Abstract:
Shale gas deposits have emerged as an important energy source with growing demand during
the previous decade. TOC is a significant component for unconventional reservoirs that is
often quantified using conventional approaches, including geochemical lab analysis of side
wall cores and cuttings of formations. However, such research methods produce data in a
non-continuous and time-consuming manner. High resolution and continuous information
acquired from well logs can help to solve this challenge. To estimate TOC from well logs,
many approaches has been attempted. Among these approaches, four have been selected to
quantify TOC in the current study: Density Log, Spectral Gamma-Ray Log, Delta logR, and
Multivariate Fitting.
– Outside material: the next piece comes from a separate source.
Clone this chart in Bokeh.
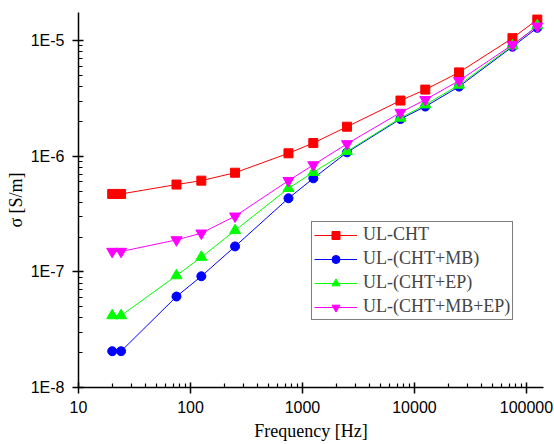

Apart from TOC other Geochemical parameters LMI (log-based
Maturity index), LOM (log-based Organic Maturity), BI (Brittleness Index), and Kerogen
Volume were estimated and computed using well-based characterization. LMI estimated by
well log data 0.67, LOM estimated by well data 10.2, Brittleness Index 0.5 and volume of
kerogen between 4 to 5% and TOC was calculated using Passey's method was 1to2%,
Schmoker's, Multivariant technique up to 2 to 3 percent TOC, while Spectral Gamma Ray
log provides average 1 to 1.5 TOC in the formation. Calculated results from well data show
promising results. For analyzing the spatial distribution of TOC, the Hampson-Russel
software was used for seismic inversion, which resulted in impedance volume estimate. The
interpreted seismic cube was used to perform model-based inversion of supplied 3D seismic
data. Tajjal-01 seismic to well tie technique yielded a statistical wavelet. The wavelet is
convolved with the well's reflectivity series roughly approximates the proximal seismic
traces. The available seismic data, well data, calculated TOC, and interpreted horizons data
were used as input for inversion. The software found an excellent 99.96% correlation in the
cross plot between computed TOC and predicted TOC.